Data Breach Exposes Up to 14.2 Million Email Logins Across Six Japanese ISPs
What Happened – KDDI Corporation disclosed that threat actors gained unauthorized access to an internal email system used by five partner internet service providers. The intrusion exposed up to 14.2 million email addresses and associated passwords, affecting six ISPs nationwide.
Why It Matters for Compliance & Audit Readiness
- Credential compromise is a classic failure of SOC 2 CC6 (Logical Access) controls; continuous monitoring and evidence of privileged‑access reviews are essential to prove that such gaps are detected and remediated.
- Demonstrating robust access‑control policies (MFA, least‑privilege, credential rotation) and security‑awareness training provides audit‑ready evidence that your organization can prevent or quickly contain similar incidents.
Who Is Affected – Japanese telecommunications and internet service providers; their corporate and consumer customers whose email credentials were stored in the breached system.
Recommended Actions
- Map the incident to SOC 2 CC6 controls and verify that MFA, password‑policy enforcement, and privileged‑access reviews are in place.
- Collect and preserve logs from the compromised email platform as audit evidence of the breach timeline and response actions.

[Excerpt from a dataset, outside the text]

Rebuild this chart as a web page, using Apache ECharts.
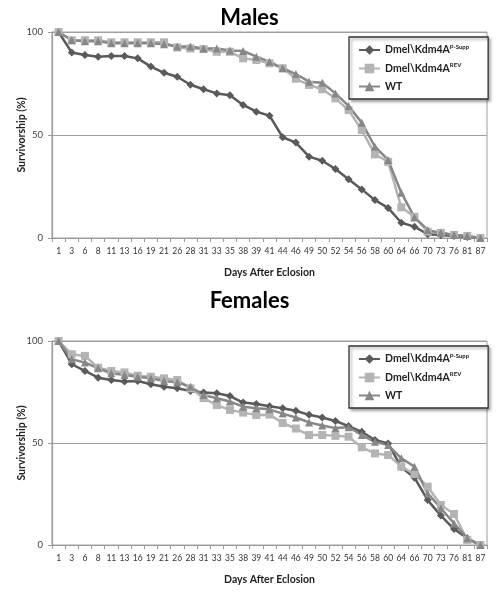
<!DOCTYPE html>
<html><head><meta charset="utf-8">
<script src="https://cdn.jsdelivr.net/npm/echarts@6/dist/echarts.min.js"></script>
<style>html,body{margin:0;padding:0;background:#fff}#c{width:499px;height:601px}</style>
</head><body><div id="c"></div>
<script>
const categories = ['1','3','6','8','11','13','16','19','21','26','28','31','33','35','38','39','41','44','46','49','50','52','54','56','58','60','64','66','70','73','76','81','87'];
const seriesNames = ['P-Supp','REV','WT'];
const maleTitle = 'Males';
const femaleTitle = 'Females';
const yTitle = 'Survivorship (%)';
const xTitle = 'Days After Eclosion';

const malePSupp = [100,90,88.8,88,88.3,88.3,87.2,83.2,80.2,78.3,74.4,72.2,70.2,69.3,64.6,61.3,59.4,48.9,46.3,39.5,37.5,33.5,28.5,23.6,18.4,14.6,7.4,5.5,1.8,1.5,1,0.5,0];
const maleREV   = [100,96,96,96,95,95,95,95,95,92.5,92,91.7,90.4,90.4,87.2,86.4,84.8,82.4,77.3,74.3,72.2,67.8,62.1,52.4,40.6,37,14.9,10.3,3.1,2.5,1.5,1,0];
const maleWT    = [100,96,95.5,95.5,94.5,94.5,94.5,94.5,94,93,93,92,92,91,90.8,88,85.6,82.4,79.6,75.9,75.4,70.2,64.1,56,44.3,37.9,22,10,3.9,2.5,1.5,1,0];

const femalePSupp = [100,88.6,85.3,82,80.9,80.1,80.4,78.8,77.6,76.8,75.5,74.8,74.4,73,69.8,69.1,68,67,65.8,63.8,62.5,60.8,58.3,55.5,51.5,49.8,38.1,33,22,14.4,7.8,3.3,0];
const femaleREV   = [100,93.5,92.7,86.9,85.3,84.6,83,82.5,81.7,80.9,76.8,72,68.6,66.2,64.9,63.7,63.9,59.8,57.1,53.9,53.9,53.5,53.1,47.9,44.9,44.1,38.4,34.8,28.6,19.6,15.2,2.5,0];
const femaleWT    = [100,91,89.5,86.6,84.2,83.3,82.5,81.7,80.4,79.8,77.6,73.5,71.9,70.3,67.8,67,66.5,64.4,62.5,60.1,58.6,57.3,57.7,53.9,50.6,49,42.5,38.4,25.3,18,10.6,3.3,0];

const colors = {'P-Supp':'#5a5a5a','REV':'#b4b4b4','WT':'#878787'};
const symbols = {'P-Supp':'diamond','REV':'rect','WT':'triangle'};
const symSizes = {'P-Supp':8,'REV':8,'WT':8};
const FONT = 'Lato';

function mkSeries(name, data, idx){
  return {
    name, type:'line', data, xAxisIndex:idx, yAxisIndex:idx,
    symbol:symbols[name], symbolSize:symSizes[name], showSymbol:true,
    lineStyle:{color:colors[name], width:2.5},
    itemStyle:{color:colors[name]},
    animation:false
  };
}
const grids = [
  {left:52, right:12, top:32, height:206, show:true, borderColor:'#a0a0a0', borderWidth:1},
  {left:52, right:12, top:341, height:204, show:true, borderColor:'#a0a0a0', borderWidth:1}
];
function xAx(i){
  return {type:'category', gridIndex:i, data:categories,
    axisLine:{lineStyle:{color:'#9a9a9a', width:1.2}},
    axisTick:{show:true, length:4, lineStyle:{color:'#9a9a9a'}},
    axisLabel:{fontFamily:FONT, fontSize:8.5, color:'#333', interval:0, margin:9},
    name:xTitle, nameLocation:'middle', nameGap:29,
    nameTextStyle:{fontFamily:FONT, fontWeight:'bold', fontSize:10.5, color:'#222'}};
}
function yAx(i){
  return {type:'value', gridIndex:i, min:0, max:100, interval:50,
    axisLine:{show:true, lineStyle:{color:'#9a9a9a', width:1.2}},
    axisTick:{show:true, length:4, lineStyle:{color:'#9a9a9a'}},
    splitLine:{show:true, lineStyle:{color:'#a0a0a0', width:1}},
    axisLabel:{fontFamily:FONT, fontSize:9.5, color:'#444', margin:9},
    name:yTitle, nameLocation:'middle', nameGap:25, nameRotate:90, nameMoveOverlap:false,
    nameTextStyle:{fontFamily:FONT, fontWeight:'bold', fontSize:10.5, color:'#222'}};
}
function legendFmt(n){
  if(n==='P-Supp') return '{b|Dmel\\Kdm4A}{s|P-Supp}';
  if(n==='REV') return '{b|Dmel\\Kdm4A}{s|REV}';
  return '{b|WT}';
}
function mkLegend(top){
  return {orient:'vertical', left:349, top:top, data:seriesNames,
    itemWidth:21, itemHeight:12, itemGap:7, padding:[7,19,7,9], width:130,
    backgroundColor:'#fff', borderColor:'#333', borderWidth:1.3,
    shadowColor:'rgba(0,0,0,0.35)', shadowBlur:3, shadowOffsetX:2, shadowOffsetY:2,
    formatter:legendFmt,
    textStyle:{fontFamily:FONT, rich:{
      b:{fontFamily:FONT, fontWeight:'bold', fontSize:10.5, color:'#222', lineHeight:12},
      s:{fontFamily:FONT, fontWeight:'bold', fontSize:6, color:'#222', verticalAlign:'top', lineHeight:12, padding:[0,0,5,0]}
    }}};
}
const chart = echarts.init(document.getElementById('c'), null, {renderer:'canvas'});
chart.setOption({
  animation:false,
  backgroundColor:'#fff',
  title:[
    {text:maleTitle, left:'center', top:2, textStyle:{fontFamily:FONT, fontWeight:'bold', fontSize:22, color:'#000'}},
    {text:femaleTitle, left:'center', top:285, textStyle:{fontFamily:FONT, fontWeight:'bold', fontSize:22, color:'#000'}}
  ],
  legend:[mkLegend(37), mkLegend(346)],
  grid:grids,
  xAxis:[xAx(0), xAx(1)],
  yAxis:[yAx(0), yAx(1)],
  series:[
    mkSeries('P-Supp', malePSupp, 0), mkSeries('REV', maleREV, 0), mkSeries('WT', maleWT, 0),
    mkSeries('P-Supp', femalePSupp, 1), mkSeries('REV', femaleREV, 1), mkSeries('WT', femaleWT, 1)
  ]
});
</script></body></html>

- Initiate a forced password reset for all affected accounts and conduct targeted security‑awareness training on credential‑theft tactics.
- Deploy continuous credential‑monitoring tools to detect anomalous logins and generate real‑time evidence for auditors.
Source: BleepingComputer
Technical Notes – The breach appears to stem from stolen credentials, likely obtained via phishing or credential‑stuffing attacks. No public CVE is associated; the exposed data includes email addresses and plaintext or weakly‑hashed passwords.